### [TASK INSTRUCTIONS]
Reproduce the data exactly and drop any pictures it holds.

-- start INFORMATION SUPPLIED --

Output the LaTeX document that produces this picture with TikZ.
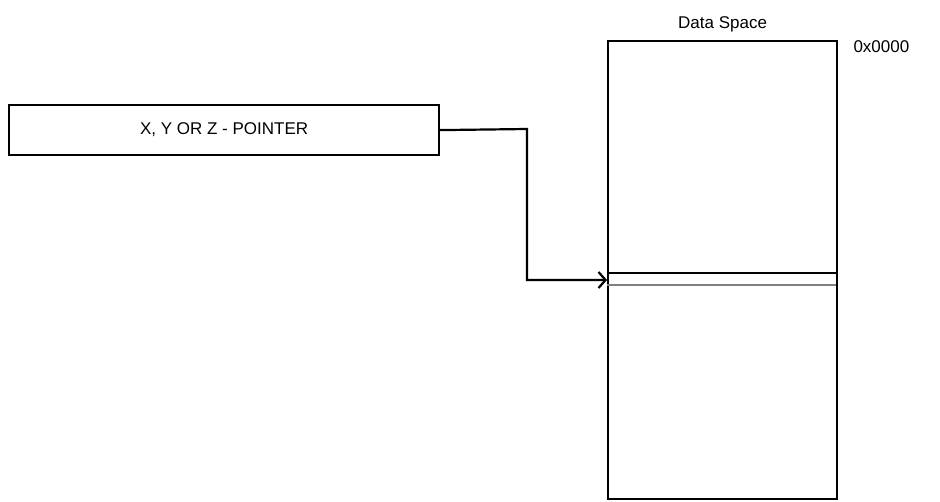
\documentclass[tikz,border=0pt]{standalone}
\usepackage{fontspec}
\setmainfont{Liberation Sans}
\usetikzlibrary{arrows.meta}
\begin{document}
\begin{tikzpicture}[x=1pt,y=-1pt,
  box/.style={draw,line width=2.2pt,inner sep=0},
  lbl/.style={font=\fontsize{17}{20}\selectfont}]
\useasboundingbox (0,0) rectangle (940,501);
\node[box,minimum width=430,minimum height=50,anchor=north west,lbl] (ptr) at (8,104) {X, Y OR Z - POINTER};
\node[box,minimum width=229,minimum height=458,anchor=north west] (mem) at (607,40) {};
\draw[line width=2pt] (607,273) -- (836,273);
\draw[line width=1.2pt,gray] (607,285) -- (836,285);
\coordinate (tgt) at (607,280);
\node[lbl,anchor=south] (ds) at (mem.north) [yshift=4] {Data Space};
\node[lbl,anchor=west] (addr) at (850,47) {0x0000};
\draw[line width=2.2pt,-{Straight Barb[length=7pt,width=16pt,line width=2.2pt]}] (ptr.east) -- (527,129) -- (527,280) -- (tgt);
\end{tikzpicture}
\end{document}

-- end INFORMATION SUPPLIED --

### [WRITTEN SOLUTION]
Output the LaTeX document that produces this picture with TikZ.
\documentclass[tikz,border=0pt]{standalone}
\usepackage{fontspec}
\setmainfont{Liberation Sans}
\usetikzlibrary{arrows.meta}
\begin{document}
\begin{tikzpicture}[x=1pt,y=-1pt,
  box/.style={draw,line width=2.2pt,inner sep=0},
  lbl/.style={font=\fontsize{17}{20}\selectfont}]
\useasboundingbox (0,0) rectangle (940,501);
\node[box,minimum width=430,minimum height=50,anchor=north west,lbl] (ptr) at (8,104) {X, Y OR Z - POINTER};
\node[box,minimum width=229,minimum height=458,anchor=north west] (mem) at (607,40) {};
\draw[line width=2pt] (607,273) -- (836,273);
\draw[line width=1.2pt,gray] (607,285) -- (836,285);
\coordinate (tgt) at (607,280);
\node[lbl,anchor=south] (ds) at (mem.north) [yshift=4] {Data Space};
\node[lbl,anchor=west] (addr) at (850,47) {0x0000};
\draw[line width=2.2pt,-{Straight Barb[length=7pt,width=16pt,line width=2.2pt]}] (ptr.east) -- (527,129) -- (527,280) -- (tgt);
\end{tikzpicture}
\end{document}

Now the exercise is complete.